Vous voyez, mon divin ange, que je donne toujours la préférence au spirituel sur le temporel; vous serez bientôt outrecuidé 5 d'un mémoire sur Tournay.
Mais M. le comte de Choiseul 6 part-il bientôt? Je voudrais lui envoyer quelque chose pour l'amuser sur la route. Qu'il n'oublie point la comtesse de Bentinck à Vienne, s'il veut être amusé.
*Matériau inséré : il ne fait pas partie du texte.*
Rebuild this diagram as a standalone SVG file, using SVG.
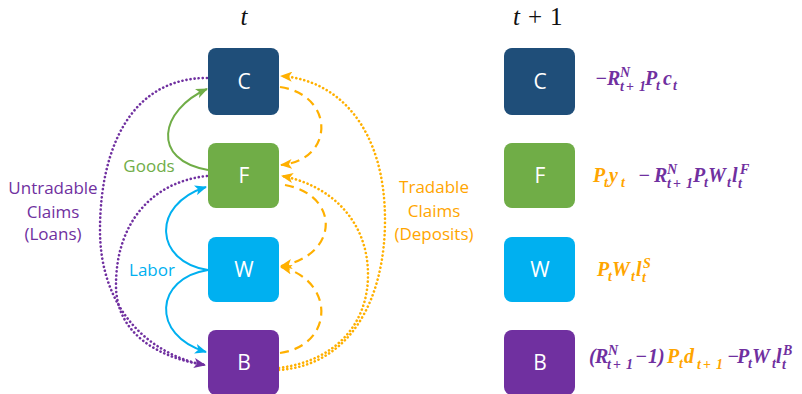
<svg xmlns="http://www.w3.org/2000/svg" width="802" height="394" viewBox="0 0 802 394">
<style>
.box{stroke:none}
.lbl{font-family:"Open Sans","Liberation Sans",sans-serif;font-size:21px;fill:#fff;text-anchor:middle}
.cap{font-family:"Open Sans","Liberation Sans",sans-serif;font-size:17px;text-anchor:middle}
.m{font-family:"Liberation Serif","DejaVu Serif",serif;font-style:italic;font-weight:bold;font-size:20px}
.s{font-size:14px}
.pl{font-size:14px;font-style:normal}
.pu{fill:#7030A0}
.or{fill:#FFA500}
.title{font-family:"Liberation Serif","DejaVu Serif",serif;font-size:25px;fill:#111}
.solid{fill:none;stroke-width:2}
.dot{fill:none;stroke-width:2.6;stroke-dasharray:0.1 4;stroke-linecap:round}
.dash{fill:none;stroke-width:2.2;stroke-dasharray:9 6}
</style>
<defs>
<marker id="aG" viewBox="0 0 12 10" refX="11" refY="5" markerWidth="12" markerHeight="10" markerUnits="userSpaceOnUse" orient="auto"><path d="M0,0 L12,5 L0,10 L3,5 Z" fill="#70AD47"/></marker>
<marker id="aB" viewBox="0 0 12 10" refX="11" refY="5" markerWidth="12" markerHeight="10" markerUnits="userSpaceOnUse" orient="auto"><path d="M0,0 L12,5 L0,10 L3,5 Z" fill="#00B0F0"/></marker>
<marker id="aP" viewBox="0 0 12 10" refX="11" refY="5" markerWidth="12" markerHeight="10" markerUnits="userSpaceOnUse" orient="auto"><path d="M0,0 L12,5 L0,10 L3,5 Z" fill="#7030A0"/></marker>
<marker id="aO" viewBox="0 0 12 10" refX="11" refY="5" markerWidth="12" markerHeight="10" markerUnits="userSpaceOnUse" orient="auto"><path d="M0,0 L12,5 L0,10 L3,5 Z" fill="#FFB000"/></marker>
</defs>

<text class="title" x="244" y="25" text-anchor="middle" font-style="italic">t</text>
<text class="title" y="25"><tspan x="513" font-style="italic">t</tspan><tspan x="528">+</tspan><tspan x="550">1</tspan></text>

<g id="connectors">
<path class="solid" stroke="#70AD47" d="M208,170 C150,160 160,110 207,89" marker-end="url(#aG)"/>
<path class="solid" stroke="#00B0F0" d="M208,270 C155,262 150,205 206,187" marker-end="url(#aB)"/>
<path class="solid" stroke="#00B0F0" d="M208,270 C155,278 150,335 206,352" marker-end="url(#aB)"/>
<path class="dot" stroke="#7030A0" d="M207,78 C130,78 100,150 100,230 C100,310 150,355 205,365" marker-end="url(#aP)"/>
<path class="dot" stroke="#7030A0" d="M207,176 C150,182 116,225 116,285 C116,335 160,358 205,365"/>
<path class="dot" stroke="#FFB000" d="M279,370 C350,365 385,300 385,220 C385,130 340,80 281,76" marker-end="url(#aO)"/>
<path class="dot" stroke="#FFB000" d="M279,368 C340,360 368,320 368,275 C368,220 330,185 282,176" marker-end="url(#aO)"/>
<path class="dash" stroke="#FFB000" d="M280,87 C335,95 335,160 281,165" marker-end="url(#aO)"/>
<path class="dash" stroke="#FFB000" d="M285,185 C340,195 340,255 281,266" marker-end="url(#aO)"/>
<path class="dash" stroke="#FFB000" d="M280,353 C335,345 335,280 281,267" marker-end="url(#aO)"/>
</g>

<g id="labels">
<text class="cap" fill="#70AD47" x="149" y="172">Goods</text>
<text class="cap" fill="#00B0F0" x="152" y="276">Labor</text>
<text class="cap" fill="#7030A0" x="53" y="194">Untradable</text>
<text class="cap" fill="#7030A0" x="53" y="218">Claims</text>
<text class="cap" fill="#7030A0" x="53" y="240">(Loans)</text>
<text class="cap" fill="#FFA500" x="434" y="193">Tradable</text>
<text class="cap" fill="#FFA500" x="434" y="217">Claims</text>
<text class="cap" fill="#FFA500" x="434" y="240">(Deposits)</text>
</g>

<g id="C_t"><rect class="box" x="208" y="48" width="71" height="67" rx="8" fill="#1F4E79"/><text class="lbl" x="244" y="89">C</text></g>
<g id="F_t"><rect class="box" x="208" y="143" width="71" height="65" rx="8" fill="#70AD47"/><text class="lbl" x="244" y="183">F</text></g>
<g id="W_t"><rect class="box" x="208" y="237" width="71" height="65" rx="8" fill="#00B0F0"/><text class="lbl" x="244" y="277">W</text></g>
<g id="B_t"><rect class="box" x="208" y="330" width="71" height="65" rx="8" fill="#7030A0"/><text class="lbl" x="244" y="370">B</text></g>

<g id="C_t1"><rect class="box" x="504" y="48" width="71" height="67" rx="8" fill="#1F4E79"/><text class="lbl" x="540" y="89">C</text>
<text class="m pu"><tspan x="595" y="85">−</tspan><tspan x="607" y="85">R</tspan><tspan class="s" x="620" y="77">N</tspan><tspan class="s" x="620" y="91">t</tspan><tspan class="pl" x="626" y="91">+</tspan><tspan class="s" x="639" y="91">1</tspan><tspan x="645" y="85">P</tspan><tspan class="s" x="656" y="90">t</tspan><tspan x="663" y="85">c</tspan><tspan class="s" x="673" y="90">t</tspan></text></g>

<g id="F_t1"><rect class="box" x="504" y="143" width="71" height="65" rx="8" fill="#70AD47"/><text class="lbl" x="540" y="183">F</text>
<text class="m or"><tspan x="593" y="182">P</tspan><tspan class="s" x="604" y="187">t</tspan><tspan x="609" y="182">y</tspan><tspan class="s" x="621" y="187">t</tspan></text>
<text class="m pu"><tspan x="638" y="182">−</tspan><tspan x="654" y="182">R</tspan><tspan class="s" x="667" y="174">N</tspan><tspan class="s" x="667" y="188">t</tspan><tspan class="pl" x="673" y="188">+</tspan><tspan class="s" x="686" y="188">1</tspan><tspan x="693" y="182">P</tspan><tspan class="s" x="704" y="187">t</tspan><tspan x="708" y="182">W</tspan><tspan class="s" x="727" y="187">t</tspan><tspan x="732" y="182">l</tspan><tspan class="s" x="740" y="174">F</tspan><tspan class="s" x="738" y="188">t</tspan></text></g>

<g id="W_t1"><rect class="box" x="504" y="237" width="71" height="65" rx="8" fill="#00B0F0"/><text class="lbl" x="540" y="277">W</text>
<text class="m or"><tspan x="597" y="276">P</tspan><tspan class="s" x="608" y="281">t</tspan><tspan x="612" y="276">W</tspan><tspan class="s" x="631" y="281">t</tspan><tspan x="636" y="276">l</tspan><tspan class="s" x="643" y="268">S</tspan><tspan class="s" x="642" y="282">t</tspan></text></g>

<g id="B_t1"><rect class="box" x="504" y="330" width="71" height="65" rx="8" fill="#7030A0"/><text class="lbl" x="540" y="370">B</text>
<text class="m pu"><tspan x="589" y="363">(</tspan><tspan x="595" y="363">R</tspan><tspan class="s" x="608" y="355">N</tspan><tspan class="s" x="607" y="369">t</tspan><tspan class="pl" x="613" y="369">+</tspan><tspan class="s" x="626" y="369">1</tspan><tspan x="635" y="363">−</tspan><tspan x="648" y="363">1</tspan><tspan x="658" y="363">)</tspan></text>
<text class="m or"><tspan x="667" y="363">P</tspan><tspan class="s" x="679" y="368">t</tspan><tspan x="684" y="363">d</tspan><tspan class="s" x="697" y="369">t</tspan><tspan class="pl" x="703" y="369">+</tspan><tspan class="s" x="716" y="369">1</tspan></text>
<text class="m pu"><tspan x="727" y="363">−</tspan><tspan x="737" y="363">P</tspan><tspan class="s" x="748" y="368">t</tspan><tspan x="752" y="363">W</tspan><tspan class="s" x="772" y="368">t</tspan><tspan x="776" y="363">l</tspan><tspan class="s" x="783" y="355">B</tspan><tspan class="s" x="782" y="369">t</tspan></text></g>
</svg>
Dieu merci nos affaires vont bien en Hesse, et le roi de Prusse a eu sur les oreilles dans une rencontre assez rude . Les Russes avancent , Luc sera maté . Je me meurs d'envie de le voir humilié . Adieu mon cher ange, vivez sain, gai, heureux . L'oncle et le nièce vous disent tout ce que vous méritez de tendre .

V. »

1 Date complétée par d'Argental sur le manuscrit olographe . L'édition de Kehl omet le dernier paragraphe .

2 Tancrède, ac. II, sc. 1 : les vers en question n'ont pas été utilisés, ils furent remplacés dans la tirade d'Aménaïde par des propos qui font plus d'effet . Voir : http://www.monsieurdevoltaire.com/article-tancrede-acte-deuxieme-partie-4-120995426.html

3 La marquise de Pompadour, à qui Voltaire dédia Tancrède.

4 Voir la lettre de la marquise de Pompadour citée dans la lettre à d'Argental du 15 juin 1759 : http://voltaireathome.hautetfort.com/archive/2014/08/01/j-augure-bien-de-nos-affaires-entre-les-mains-d-un-homme-qui-5421232.html

5 Cet emploi d'un mot archaïque, purement plaisant se rattache à l'ambiance médiévale suggérée par l'évocation de Tancrède .

6Voir les lettres du 5 septembre 1752 , page 479 : http://gallica.bnf.fr/ark:/12148/bpt6k4113533/f482.image.r=astrua.langFR

et , du 17 septembre 1755 , page 468 et du 29 octobre 1755 au comte de Choiseul , page 493 : http://gallica.bnf.fr/ark:/12148/bpt6k411354g/f496.texte.r=Oeuvres%20compl%C3%A8tes%20de%20Voltaire%2038,6%20%20nouvelle%20%C3%A9dition%20pr%C3%A9c%C3%A9d%C3%A9e%20de%20la%20Vie%20de%20Voltaire,%20par%20Condorcet%20et%20d%27autres%20%C3%A9tudes%20biographiques.langFR — Il remplaçait le duc de Choiseul, son cousin, dans l'ambassade de France à Vienne, et fut nommé, en avril 1766, ambassadeur extraordinaire à Naples.